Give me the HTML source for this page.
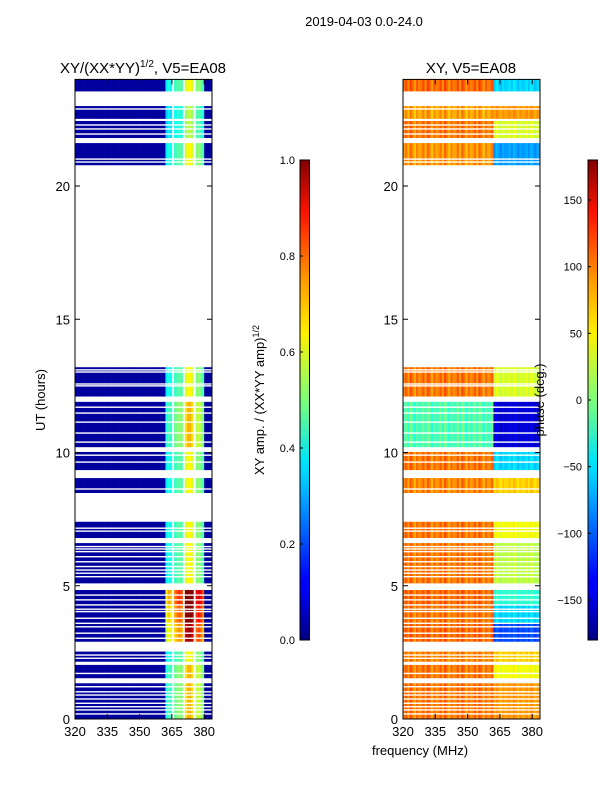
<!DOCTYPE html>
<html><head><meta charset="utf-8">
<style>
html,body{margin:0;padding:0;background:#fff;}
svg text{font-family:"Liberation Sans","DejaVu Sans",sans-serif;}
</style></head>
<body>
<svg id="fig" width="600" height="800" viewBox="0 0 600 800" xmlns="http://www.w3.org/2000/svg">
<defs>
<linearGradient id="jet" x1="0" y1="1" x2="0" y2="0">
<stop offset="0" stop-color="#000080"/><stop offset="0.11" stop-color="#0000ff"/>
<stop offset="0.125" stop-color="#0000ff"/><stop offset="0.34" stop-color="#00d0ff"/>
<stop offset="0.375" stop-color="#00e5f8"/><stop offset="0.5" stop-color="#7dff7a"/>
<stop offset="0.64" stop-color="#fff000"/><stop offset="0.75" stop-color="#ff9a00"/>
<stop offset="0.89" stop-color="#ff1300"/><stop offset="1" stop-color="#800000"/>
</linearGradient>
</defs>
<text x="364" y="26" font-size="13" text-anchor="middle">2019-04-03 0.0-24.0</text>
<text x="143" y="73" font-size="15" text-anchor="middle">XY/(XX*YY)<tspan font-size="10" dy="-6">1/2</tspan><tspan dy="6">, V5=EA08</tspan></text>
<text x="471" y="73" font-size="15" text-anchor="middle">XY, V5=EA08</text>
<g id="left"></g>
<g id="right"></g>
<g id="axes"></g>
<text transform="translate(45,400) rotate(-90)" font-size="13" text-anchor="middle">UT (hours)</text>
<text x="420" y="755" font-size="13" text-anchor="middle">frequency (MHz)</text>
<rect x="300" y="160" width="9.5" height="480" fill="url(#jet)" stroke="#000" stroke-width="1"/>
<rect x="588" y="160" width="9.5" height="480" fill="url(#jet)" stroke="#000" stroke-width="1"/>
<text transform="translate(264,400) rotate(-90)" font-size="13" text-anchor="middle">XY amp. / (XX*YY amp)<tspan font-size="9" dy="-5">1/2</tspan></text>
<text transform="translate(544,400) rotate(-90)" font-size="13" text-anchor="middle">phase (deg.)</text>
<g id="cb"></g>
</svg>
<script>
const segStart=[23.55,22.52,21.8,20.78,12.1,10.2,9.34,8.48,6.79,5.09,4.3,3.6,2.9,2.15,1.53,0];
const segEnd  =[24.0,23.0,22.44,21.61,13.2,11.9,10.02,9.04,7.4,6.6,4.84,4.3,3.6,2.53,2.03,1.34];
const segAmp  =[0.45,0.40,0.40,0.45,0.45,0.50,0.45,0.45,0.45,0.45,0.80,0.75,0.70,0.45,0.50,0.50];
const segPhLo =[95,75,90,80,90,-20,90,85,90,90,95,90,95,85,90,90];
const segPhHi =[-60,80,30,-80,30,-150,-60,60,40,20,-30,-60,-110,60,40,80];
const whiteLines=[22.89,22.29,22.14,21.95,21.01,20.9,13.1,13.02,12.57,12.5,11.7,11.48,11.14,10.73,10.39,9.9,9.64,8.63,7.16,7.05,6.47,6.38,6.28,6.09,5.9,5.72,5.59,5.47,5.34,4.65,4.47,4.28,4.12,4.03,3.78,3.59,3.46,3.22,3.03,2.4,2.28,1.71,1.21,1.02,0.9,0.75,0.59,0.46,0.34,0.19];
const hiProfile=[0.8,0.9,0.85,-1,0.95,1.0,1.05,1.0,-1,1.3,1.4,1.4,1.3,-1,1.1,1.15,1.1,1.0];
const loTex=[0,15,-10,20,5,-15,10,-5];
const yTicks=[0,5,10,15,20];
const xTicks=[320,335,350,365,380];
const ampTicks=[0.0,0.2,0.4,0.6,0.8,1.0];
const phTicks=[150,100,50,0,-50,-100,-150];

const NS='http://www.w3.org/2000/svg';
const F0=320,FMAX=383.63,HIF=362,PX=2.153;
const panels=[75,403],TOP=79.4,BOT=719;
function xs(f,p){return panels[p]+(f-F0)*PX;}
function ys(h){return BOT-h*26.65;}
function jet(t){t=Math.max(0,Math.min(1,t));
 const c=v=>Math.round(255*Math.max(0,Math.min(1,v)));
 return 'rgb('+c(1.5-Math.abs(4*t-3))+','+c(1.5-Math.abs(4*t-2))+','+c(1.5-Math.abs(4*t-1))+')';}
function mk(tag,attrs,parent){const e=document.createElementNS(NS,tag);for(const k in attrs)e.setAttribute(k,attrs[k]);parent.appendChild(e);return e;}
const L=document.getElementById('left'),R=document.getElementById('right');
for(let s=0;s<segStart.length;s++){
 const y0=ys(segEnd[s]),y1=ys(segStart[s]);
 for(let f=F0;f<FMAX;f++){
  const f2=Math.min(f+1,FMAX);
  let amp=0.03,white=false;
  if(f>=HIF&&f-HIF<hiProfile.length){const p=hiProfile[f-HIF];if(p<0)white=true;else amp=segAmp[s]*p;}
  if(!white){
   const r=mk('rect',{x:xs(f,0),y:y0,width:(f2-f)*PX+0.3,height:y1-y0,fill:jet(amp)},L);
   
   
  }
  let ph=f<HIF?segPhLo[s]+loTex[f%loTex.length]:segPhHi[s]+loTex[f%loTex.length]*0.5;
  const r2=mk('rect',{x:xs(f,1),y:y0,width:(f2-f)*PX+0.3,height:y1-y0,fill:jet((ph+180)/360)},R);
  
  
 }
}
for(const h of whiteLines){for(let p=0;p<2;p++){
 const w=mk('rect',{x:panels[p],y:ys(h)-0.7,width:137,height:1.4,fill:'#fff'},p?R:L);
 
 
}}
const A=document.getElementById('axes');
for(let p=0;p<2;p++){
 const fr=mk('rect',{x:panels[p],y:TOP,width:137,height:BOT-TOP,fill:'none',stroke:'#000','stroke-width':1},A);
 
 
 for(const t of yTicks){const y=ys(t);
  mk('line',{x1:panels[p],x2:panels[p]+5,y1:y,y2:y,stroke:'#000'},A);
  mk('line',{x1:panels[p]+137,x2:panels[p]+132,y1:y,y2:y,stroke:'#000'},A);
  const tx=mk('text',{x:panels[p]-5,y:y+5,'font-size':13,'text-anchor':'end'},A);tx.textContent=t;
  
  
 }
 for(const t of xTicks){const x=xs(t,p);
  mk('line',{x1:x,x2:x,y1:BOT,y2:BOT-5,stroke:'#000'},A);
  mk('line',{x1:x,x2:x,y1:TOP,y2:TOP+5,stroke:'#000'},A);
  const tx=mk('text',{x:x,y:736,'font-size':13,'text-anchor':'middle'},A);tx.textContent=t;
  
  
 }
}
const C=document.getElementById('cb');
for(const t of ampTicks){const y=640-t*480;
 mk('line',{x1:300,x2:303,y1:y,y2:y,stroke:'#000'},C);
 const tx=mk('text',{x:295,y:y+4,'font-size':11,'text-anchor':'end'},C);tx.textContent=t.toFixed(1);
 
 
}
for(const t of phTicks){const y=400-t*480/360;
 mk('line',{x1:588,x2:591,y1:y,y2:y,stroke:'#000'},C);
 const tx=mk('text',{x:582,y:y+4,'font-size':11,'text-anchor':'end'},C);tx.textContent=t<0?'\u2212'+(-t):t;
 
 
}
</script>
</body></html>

* [DIRECTIVE]:
Reproduce every line of the material precisely, omitting its pictures.

* [TASK SOLUTION]:
Give me the HTML source for this page.
<!DOCTYPE html>
<html><head><meta charset="utf-8">
<style>
html,body{margin:0;padding:0;background:#fff;}
svg text{font-family:"Liberation Sans","DejaVu Sans",sans-serif;}
</style></head>
<body>
<svg id="fig" width="600" height="800" viewBox="0 0 600 800" xmlns="http://www.w3.org/2000/svg">
<defs>
<linearGradient id="jet" x1="0" y1="1" x2="0" y2="0">
<stop offset="0" stop-color="#000080"/><stop offset="0.11" stop-color="#0000ff"/>
<stop offset="0.125" stop-color="#0000ff"/><stop offset="0.34" stop-color="#00d0ff"/>
<stop offset="0.375" stop-color="#00e5f8"/><stop offset="0.5" stop-color="#7dff7a"/>
<stop offset="0.64" stop-color="#fff000"/><stop offset="0.75" stop-color="#ff9a00"/>
<stop offset="0.89" stop-color="#ff1300"/><stop offset="1" stop-color="#800000"/>
</linearGradient>
</defs>
<text x="364" y="26" font-size="13" text-anchor="middle">2019-04-03 0.0-24.0</text>
<text x="143" y="73" font-size="15" text-anchor="middle">XY/(XX*YY)<tspan font-size="10" dy="-6">1/2</tspan><tspan dy="6">, V5=EA08</tspan></text>
<text x="471" y="73" font-size="15" text-anchor="middle">XY, V5=EA08</text>
<g id="left"></g>
<g id="right"></g>
<g id="axes"></g>
<text transform="translate(45,400) rotate(-90)" font-size="13" text-anchor="middle">UT (hours)</text>
<text x="420" y="755" font-size="13" text-anchor="middle">frequency (MHz)</text>
<rect x="300" y="160" width="9.5" height="480" fill="url(#jet)" stroke="#000" stroke-width="1"/>
<rect x="588" y="160" width="9.5" height="480" fill="url(#jet)" stroke="#000" stroke-width="1"/>
<text transform="translate(264,400) rotate(-90)" font-size="13" text-anchor="middle">XY amp. / (XX*YY amp)<tspan font-size="9" dy="-5">1/2</tspan></text>
<text transform="translate(544,400) rotate(-90)" font-size="13" text-anchor="middle">phase (deg.)</text>
<g id="cb"></g>
</svg>
<script>
const segStart=[23.55,22.52,21.8,20.78,12.1,10.2,9.34,8.48,6.79,5.09,4.3,3.6,2.9,2.15,1.53,0];
const segEnd  =[24.0,23.0,22.44,21.61,13.2,11.9,10.02,9.04,7.4,6.6,4.84,4.3,3.6,2.53,2.03,1.34];
const segAmp  =[0.45,0.40,0.40,0.45,0.45,0.50,0.45,0.45,0.45,0.45,0.80,0.75,0.70,0.45,0.50,0.50];
const segPhLo =[95,75,90,80,90,-20,90,85,90,90,95,90,95,85,90,90];
const segPhHi =[-60,80,30,-80,30,-150,-60,60,40,20,-30,-60,-110,60,40,80];
const whiteLines=[22.89,22.29,22.14,21.95,21.01,20.9,13.1,13.02,12.57,12.5,11.7,11.48,11.14,10.73,10.39,9.9,9.64,8.63,7.16,7.05,6.47,6.38,6.28,6.09,5.9,5.72,5.59,5.47,5.34,4.65,4.47,4.28,4.12,4.03,3.78,3.59,3.46,3.22,3.03,2.4,2.28,1.71,1.21,1.02,0.9,0.75,0.59,0.46,0.34,0.19];
const hiProfile=[0.8,0.9,0.85,-1,0.95,1.0,1.05,1.0,-1,1.3,1.4,1.4,1.3,-1,1.1,1.15,1.1,1.0];
const loTex=[0,15,-10,20,5,-15,10,-5];
const yTicks=[0,5,10,15,20];
const xTicks=[320,335,350,365,380];
const ampTicks=[0.0,0.2,0.4,0.6,0.8,1.0];
const phTicks=[150,100,50,0,-50,-100,-150];

const NS='http://www.w3.org/2000/svg';
const F0=320,FMAX=383.63,HIF=362,PX=2.153;
const panels=[75,403],TOP=79.4,BOT=719;
function xs(f,p){return panels[p]+(f-F0)*PX;}
function ys(h){return BOT-h*26.65;}
function jet(t){t=Math.max(0,Math.min(1,t));
 const c=v=>Math.round(255*Math.max(0,Math.min(1,v)));
 return 'rgb('+c(1.5-Math.abs(4*t-3))+','+c(1.5-Math.abs(4*t-2))+','+c(1.5-Math.abs(4*t-1))+')';}
function mk(tag,attrs,parent){const e=document.createElementNS(NS,tag);for(const k in attrs)e.setAttribute(k,attrs[k]);parent.appendChild(e);return e;}
const L=document.getElementById('left'),R=document.getElementById('right');
for(let s=0;s<segStart.length;s++){
 const y0=ys(segEnd[s]),y1=ys(segStart[s]);
 for(let f=F0;f<FMAX;f++){
  const f2=Math.min(f+1,FMAX);
  let amp=0.03,white=false;
  if(f>=HIF&&f-HIF<hiProfile.length){const p=hiProfile[f-HIF];if(p<0)white=true;else amp=segAmp[s]*p;}
  if(!white){
   const r=mk('rect',{x:xs(f,0),y:y0,width:(f2-f)*PX+0.3,height:y1-y0,fill:jet(amp)},L);
   
   
  }
  let ph=f<HIF?segPhLo[s]+loTex[f%loTex.length]:segPhHi[s]+loTex[f%loTex.length]*0.5;
  const r2=mk('rect',{x:xs(f,1),y:y0,width:(f2-f)*PX+0.3,height:y1-y0,fill:jet((ph+180)/360)},R);
  
  
 }
}
for(const h of whiteLines){for(let p=0;p<2;p++){
 const w=mk('rect',{x:panels[p],y:ys(h)-0.7,width:137,height:1.4,fill:'#fff'},p?R:L);
 
 
}}
const A=document.getElementById('axes');
for(let p=0;p<2;p++){
 const fr=mk('rect',{x:panels[p],y:TOP,width:137,height:BOT-TOP,fill:'none',stroke:'#000','stroke-width':1},A);
 
 
 for(const t of yTicks){const y=ys(t);
  mk('line',{x1:panels[p],x2:panels[p]+5,y1:y,y2:y,stroke:'#000'},A);
  mk('line',{x1:panels[p]+137,x2:panels[p]+132,y1:y,y2:y,stroke:'#000'},A);
  const tx=mk('text',{x:panels[p]-5,y:y+5,'font-size':13,'text-anchor':'end'},A);tx.textContent=t;
  
  
 }
 for(const t of xTicks){const x=xs(t,p);
  mk('line',{x1:x,x2:x,y1:BOT,y2:BOT-5,stroke:'#000'},A);
  mk('line',{x1:x,x2:x,y1:TOP,y2:TOP+5,stroke:'#000'},A);
  const tx=mk('text',{x:x,y:736,'font-size':13,'text-anchor':'middle'},A);tx.textContent=t;
  
  
 }
}
const C=document.getElementById('cb');
for(const t of ampTicks){const y=640-t*480;
 mk('line',{x1:300,x2:303,y1:y,y2:y,stroke:'#000'},C);
 const tx=mk('text',{x:295,y:y+4,'font-size':11,'text-anchor':'end'},C);tx.textContent=t.toFixed(1);
 
 
}
for(const t of phTicks){const y=400-t*480/360;
 mk('line',{x1:588,x2:591,y1:y,y2:y,stroke:'#000'},C);
 const tx=mk('text',{x:582,y:y+4,'font-size':11,'text-anchor':'end'},C);tx.textContent=t<0?'\u2212'+(-t):t;
 
 
}
</script>
</body></html>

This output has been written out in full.